Johnson likewise deceived himself about domestic opposition to the war, insisting that it was inspired and carefully directed by Soviet agents. At Johnson's direction, J. Edgar Hoover's fbi spied extensively on the anti-war movement and the bureau reported to Johnson again and again that there was no substantial foreign or Communist connection. But these reports did nothing to relieve the President's paranoia.
As the White House staff recognized, by 1967 Johnson had become so mentally unbalanced as to call into question his fitness to continue to serve in office. He was frequently depressed, and often lapsed into frightening paranoid rants.
Dallek's revelations about the 1968 presidential campaign are particularly interesting. Right up until the riots broke out at the 1968 Democratic National Convention in Chicago, Johnson had hopes of being drafted as his party's nominee, even though he had withdrawn from the race half a year before. Afraid that Hubert Humphrey would not toe Johnson's line in Vietnam, lbj (who would have preferred to be succeeded by Nelson Rockefeller) bugged Humphrey's campaign and for most of 1968 made only half-hearted efforts for the Vice President who had served him so loyally.
During the general election race, Johnson discovered but did not disclose that Richard Nixon's campaign had received a $500,000 contribution from the military junta running Greece. lbj kept his knowledge of this crime secret until 1973, when the Nixon administration attempted to blackmail Johnson into convincing Congress to shut down the Watergate investigation. lbj let Nixon know that Johnson knew about the bribe from the Greeks; the White House pressure abruptly ceased.
The Dallek book is considerably more evenhanded than Robert Caro's volumes, which treat Johnson as a monster. Dallek's orientation is that of a conventional liberal--praising Johnson's domestic accomplishments and bemoaning the distraction of the Vietnam War--yet the author's domestic policy evaluations are so brief that their liberal slant provides no impediment to a conservative's enjoyment of the book.

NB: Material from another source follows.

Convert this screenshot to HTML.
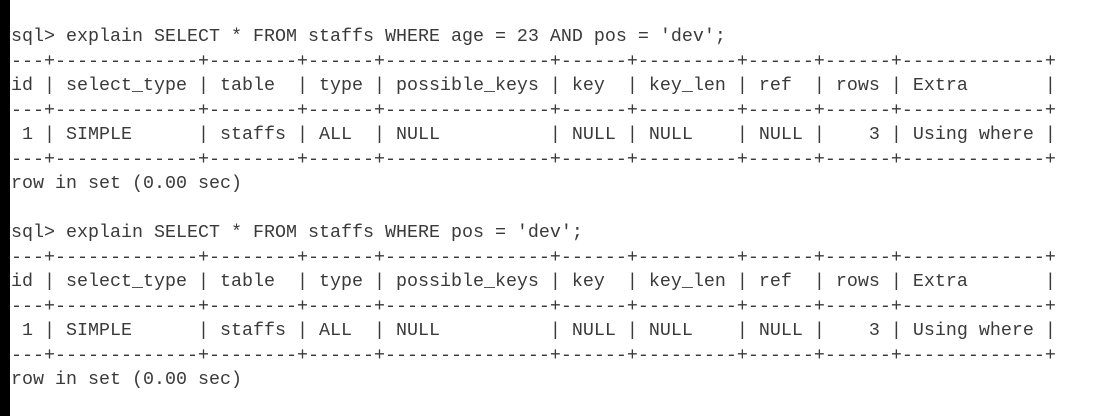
<!DOCTYPE html>
<html><head><meta charset="utf-8"><style>
html,body{margin:0;padding:0;background:#fff;}
body{width:1115px;height:416px;overflow:hidden;position:relative;}
pre{position:absolute;left:-11px;top:25px;margin:0;font-family:"Liberation Mono",monospace;font-size:18.33px;line-height:24.5px;color:#3a3a3a;white-space:pre;}
.strip{position:absolute;left:0;top:0;width:10px;height:416px;background:#000;}
</style></head><body>
<pre>mysql> explain SELECT * FROM staffs WHERE age = 23 AND pos = 'dev';
+----+-------------+--------+------+---------------+------+---------+------+------+-------------+
| id | select_type | table  | type | possible_keys | key  | key_len | ref  | rows | Extra       |
+----+-------------+--------+------+---------------+------+---------+------+------+-------------+
|  1 | SIMPLE      | staffs | ALL  | NULL          | NULL | NULL    | NULL |    3 | Using where |
+----+-------------+--------+------+---------------+------+---------+------+------+-------------+
1 row in set (0.00 sec)

mysql> explain SELECT * FROM staffs WHERE pos = 'dev';
+----+-------------+--------+------+---------------+------+---------+------+------+-------------+
| id | select_type | table  | type | possible_keys | key  | key_len | ref  | rows | Extra       |
+----+-------------+--------+------+---------------+------+---------+------+------+-------------+
|  1 | SIMPLE      | staffs | ALL  | NULL          | NULL | NULL    | NULL |    3 | Using where |
+----+-------------+--------+------+---------------+------+---------+------+------+-------------+
1 row in set (0.00 sec)</pre>
<div class="strip"></div>
</body></html>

Dallek is not afraid to show Johnson's arrogance, megalomania, and insecurity, all of which kept Johnson stuck in Vietnam long after a more rational man would have begun exploring alternatives. But Dallek gives scant attention to Johnson's numerous extra-marital affairs, or to his family life. Thus, while Flawed Giant thoroughly documents Johnson the President, the book provides less insight into lbj's character than does Jeff Shesol's Mutual Contempt, a study of the relationship between Johnson and Robert Kennedy.

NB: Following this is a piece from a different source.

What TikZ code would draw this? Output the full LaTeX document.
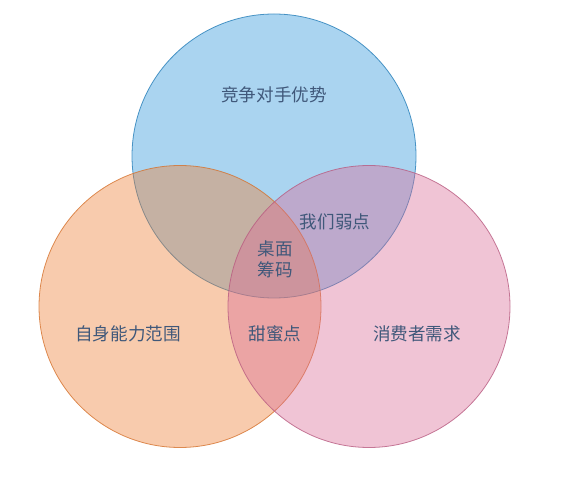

American historians will continue to puzzle over how one man of humble origins could combine such prodigious quantities of good and evil, insight and self-delusion. But the American people must answer another question: Since fdr created the modern imperial presidency, why do we so often elect Presidents like Johnson, talented men with no regard for the truth; men with so much assurance of their own righteousness and so much personal arrogance that they violate federal statutes the way ordinary people violate speeding laws, ignore the Constitution, and lie to the American people?
The presidencies of fdr, lbj, Nixon, and Clinton collectively suggest that the office of President, as it currently exists, attracts gluttonously ambitious men who pose dangers to constitutional government. Perhaps the next time the American people vote, they should pay less attention to the candidates' platitudes and instead insist that the next President do what any President could easily do, but none has seriously considered in the last six decades: Shrink the executive branch of the federal government, and the presidency itself, back to constitutional dimensions.